Dia berkata, "Saya minta dibuka dengan sejujur-jujurnya dibuka dengan keterbukaan ke masyarakat khususnya ke keluarga korban apa yang sebenarnya terjadi di Lapas Tangerang yang menjadi korban kebakaran ini.  Karena itu kan Lapas Kelas A. Masa iya sih fasilitasnya tidak bagus?"

"Kalau ada kelalaian, kata Jueni, siapa yang punya kebijakan di situ? Apakah lapas, apakah penjaga blok? "Ya kita nggak tahu pastinya, yang tahu hanya mereka dan kepolisian lebih tahu siapa yang bertanggung jawab."

Upi berharap jika kebakaran tersebut ternyata ada faktor kesengajaan, keluarganya diberitahu supaya ada upaya keadilan yang dilakukan untuk para korban.

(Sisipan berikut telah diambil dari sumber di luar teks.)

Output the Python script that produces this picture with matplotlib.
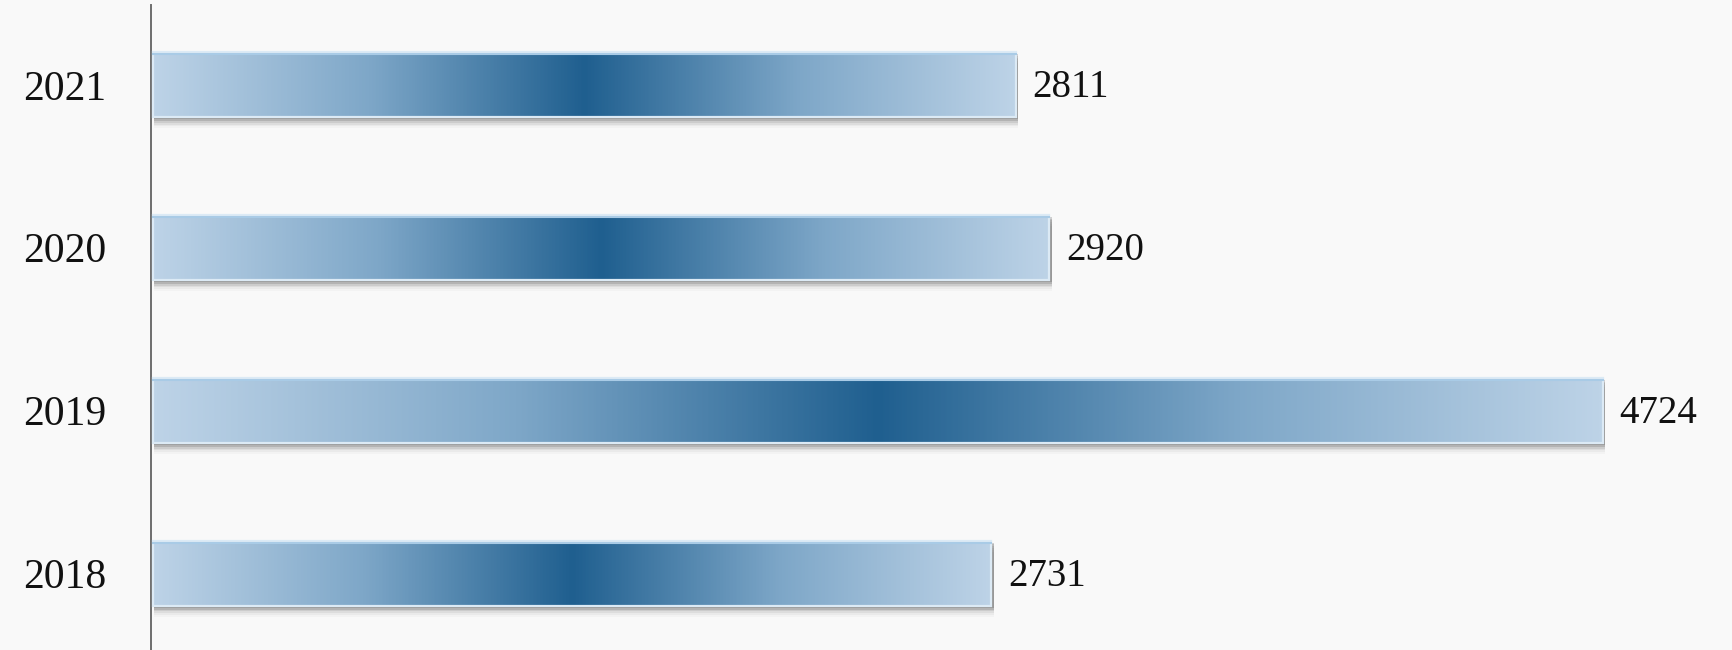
import numpy as np
import matplotlib
matplotlib.use("Agg")
import matplotlib.pyplot as plt
from matplotlib.colors import LinearSegmentedColormap
from matplotlib.patches import Rectangle

years = ["2018", "2019", "2020", "2021"]
values = [2731, 4724, 2920, 2811]

bar_h = 0.40
bg = "#f9f9f9"
grad = LinearSegmentedColormap.from_list(
    "bar", ["#bdd3e7", "#7ea7c8", "#1f5f8f", "#7ea7c8", "#bdd3e7"])

fig = plt.figure(figsize=(17.32, 6.5), dpi=100, facecolor=bg)
ax = fig.add_axes([151 / 1732, 0.0, 1 - 151 / 1732, 1 - 5 / 650])
ax.set_facecolor(bg)

ax.set_xlim(-7, 5145)
ax.set_ylim(-0.47, 3.49)

g = np.linspace(0, 1, 512).reshape(1, -1)
for i, (yr, v) in enumerate(zip(years, values)):
    # soft shadow under the bar
    for k, a in enumerate([0.22, 0.16, 0.11, 0.07, 0.045, 0.03]):
        off = 0.011 * (k + 1)
        ax.add_patch(Rectangle((4, i - bar_h / 2 - off), v + 4, bar_h,
                               facecolor="#3a3a3a", edgecolor="none",
                               alpha=a, zorder=1))
    ax.imshow(g, cmap=grad, aspect="auto", interpolation="bilinear",
              extent=(0, v, i - bar_h / 2, i + bar_h / 2), zorder=2)
    ax.add_patch(Rectangle((0, i - bar_h / 2), v, bar_h, facecolor="none",
                           edgecolor="#dceaf5", lw=1.6, zorder=3))
    ax.plot([0, v], [i + bar_h / 2 - 0.01] * 2, color="#a9cbe6", lw=1.5,
            zorder=3)
    ax.annotate(str(v), (v, i), xytext=(12, -2), textcoords="offset points",
                ha="left", va="center", fontsize=28,
                family="Liberation Serif", color="#111111")

ax.set_yticks(range(len(years)))
ax.set_yticklabels(years, fontsize=30, family="Liberation Serif",
                   color="#111111")
ax.tick_params(axis="y", length=0, pad=32)
ax.set_xticks([])
for s in ["top", "right", "bottom"]:
    ax.spines[s].set_visible(False)
ax.spines["left"].set_color("#6e6e6e")
ax.spines["left"].set_linewidth(1.4)

fig.savefig("out.png", dpi=100, facecolor=bg)
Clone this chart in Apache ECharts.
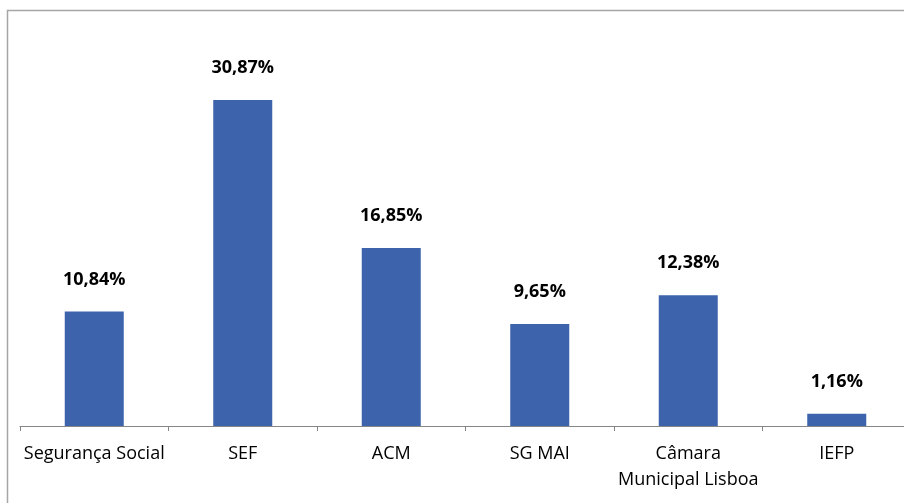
<!DOCTYPE html>
<html><head><meta charset="utf-8">
<script src="https://cdn.jsdelivr.net/npm/echarts@6/dist/echarts.min.js"></script>
<style>html,body{margin:0;padding:0;background:#fff}#c{width:904px;height:503px}</style>
</head><body><div id="c"></div>
<script>
const categories = ["Segurança Social", "SEF", "ACM", "SG MAI", "Câmara\nMunicipal Lisboa", "IEFP"];
const values = [10.84, 30.87, 16.85, 9.65, 12.38, 1.16];
const valueLabels = ["10,84%", "30,87%", "16,85%", "9,65%", "12,38%", "1,16%"];

const chart = echarts.init(document.getElementById('c'), null, {renderer: 'canvas'});
chart.setOption({
  animation: false,
  graphic: [{type: 'rect', shape: {x: 7.5, y: 10.5, width: 1000, height: 1000}, style: {fill: 'none', stroke: '#a6a6a6', lineWidth: 1.5}, silent: true}],
  grid: {left: 20, width: 891, top: 56.4, height: 369.6, containLabel: false, outerBoundsMode: 'none'},
  xAxis: {
    type: 'category', data: categories,
    axisLine: {lineStyle: {color: '#868686', width: 1}},
    axisTick: {show: true, alignWithLabel: false, length: 5, lineStyle: {color: '#868686'}},
    axisLabel: {color: '#000', fontFamily: 'Open Sans', fontSize: 18, margin: 15, lineHeight: 26, interval: 0}
  },
  yAxis: {type: 'value', min: 0, max: 35, show: false, splitLine: {show: false}},
  series: [{
    type: 'bar', data: values, barWidth: 59,
    itemStyle: {color: '#3c63ab'},
    label: {show: true, position: 'top', distance: 23, color: '#000', fontFamily: 'Open Sans', fontWeight: 'bold', fontSize: 18,
      formatter: p => valueLabels[p.dataIndex]}
  }]
});
</script></body></html>
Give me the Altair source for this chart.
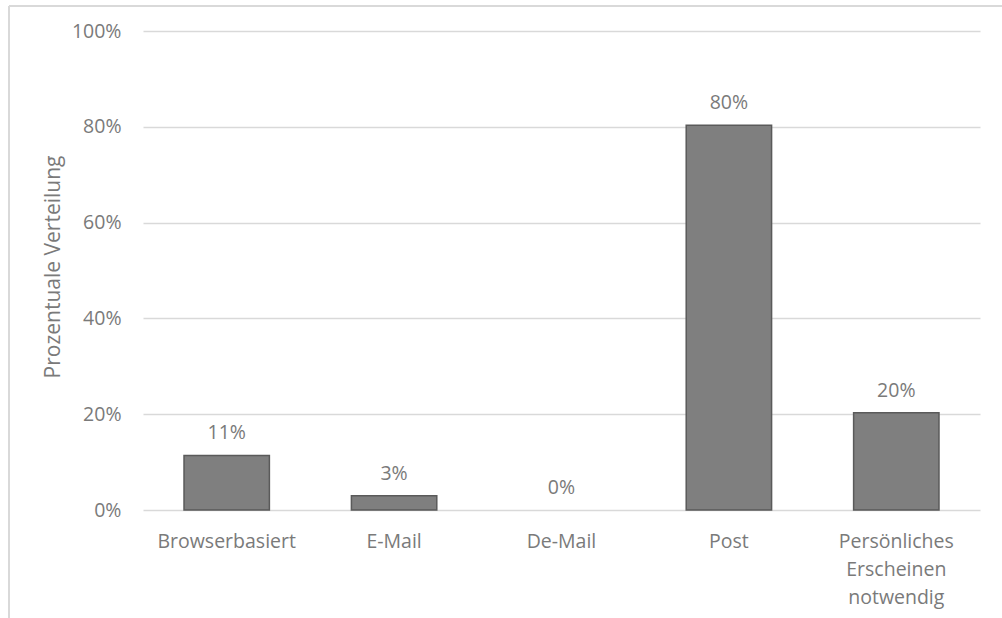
import altair as alt
import pandas as pd

categories = ["Browserbasiert", "E-Mail", "De-Mail", "Post", "Persönliches Erscheinen notwendig"]
shares = [0.114, 0.030, 0.0, 0.803, 0.203]
y_ticks = [0, 0.2, 0.4, 0.6, 0.8, 1.0]

df = pd.DataFrame({"Kategorie": categories, "Anteil": shares})

W, H = 837, 479
PAD_L, PAD_T, PAD_R, PAD_B = 143, 31, 22, 108
FONT = "Open Sans"
TXT = "#7a7a7a"
FS = 19.5

x_enc = alt.X(
    "Kategorie:N",
    sort=categories,
    scale=alt.Scale(paddingInner=0.49, paddingOuter=0.245),
    axis=alt.Axis(
        title=None,
        labelAngle=0,
        labelFontSize=FS,
        labelFont=FONT,
        labelColor=TXT,
        labelPadding=31,
        labelLineHeight=28,
        labelBaseline="middle",
        ticks=False,
        domain=False,
        labelExpr="datum.label == 'Persönliches Erscheinen notwendig' ? ['Persönliches','Erscheinen','notwendig'] : datum.label",
    ),
)

bars = alt.Chart(df).mark_bar(
    color="#7f7f7f", stroke="#5a5a5a", strokeWidth=1.5
).encode(
    x=x_enc,
    y=alt.Y(
        "Anteil:Q",
        scale=alt.Scale(domain=[0, 1], nice=False),
        axis=alt.Axis(
            title="Prozentuale Verteilung",
            titleFont=FONT,
            titleFontSize=21,
            titleFontWeight="normal",
            titleColor=TXT,
            titlePadding=8,
            titleY=H / 2 - 4,
            values=y_ticks,
            format=".0%",
            labelFont=FONT,
            labelFontSize=FS,
            labelColor=TXT,
            labelPadding=22,
            ticks=False,
            domain=False,
            grid=True,
            gridColor="#d9d9d9",
            gridWidth=1.3,
        ),
    ),
    strokeOpacity=alt.condition("datum.Anteil > 0", alt.value(1), alt.value(0)),
)

labels = alt.Chart(df).mark_text(
    baseline="middle", dy=-22, font=FONT, fontSize=FS, color=TXT
).encode(
    x=alt.X("Kategorie:N", sort=categories),
    y="Anteil:Q",
    text=alt.Text("Anteil:Q", format=".0%"),
)

frame_left = alt.Chart(df).mark_rule(color="#d9d9d9", strokeWidth=2).encode(
    x=alt.value(-134), y=alt.value(-25), y2=alt.value(H + PAD_B)
)
frame_top = alt.Chart(df).mark_rule(color="#d9d9d9", strokeWidth=2).encode(
    x=alt.value(-134), x2=alt.value(W + PAD_R), y=alt.value(-25)
)

chart = alt.layer(bars, labels, frame_left, frame_top).properties(
    width=W,
    height=H,
    padding={"left": PAD_L, "top": PAD_T, "right": PAD_R, "bottom": PAD_B},
    autosize=alt.AutoSizeParams(type="none"),
    background="white",
).configure_view(stroke=None)

chart.save("out.html", embed_options={"renderer": "svg", "actions": False})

Dalam laporan Suara.com pada Selasa (14/9/2021), Kepala Biro Penerangan Masyarakat Divisi Humas Polri Brigadir Jenderal Rusdi Hartono menyebut, “Adanya kelalaian sehingga mengakibatkan orang meninggal dunia, penyidik menilai sudah ada potensial suspek (tersangka).”

Orang yang kemungkinan bakal ditetapkan menjadi tersangka, “Lebih dari satu."

Tapi polisi belum bisa memberikan keterangan lebih jauh mengenai perkembangan penyidikan, "Kita tunggu saja kerja dari penyidik.” 

“Sampai saat ini penyidik masih dalam proses pendalaman, yaitu adanya kesengajaan dan juga kealpaan sehingga mengakibatkan kebakaran dan tentunya kebakaran itu berdampak terhadap nyawa orang. Ini masih didalami oleh penyidik.”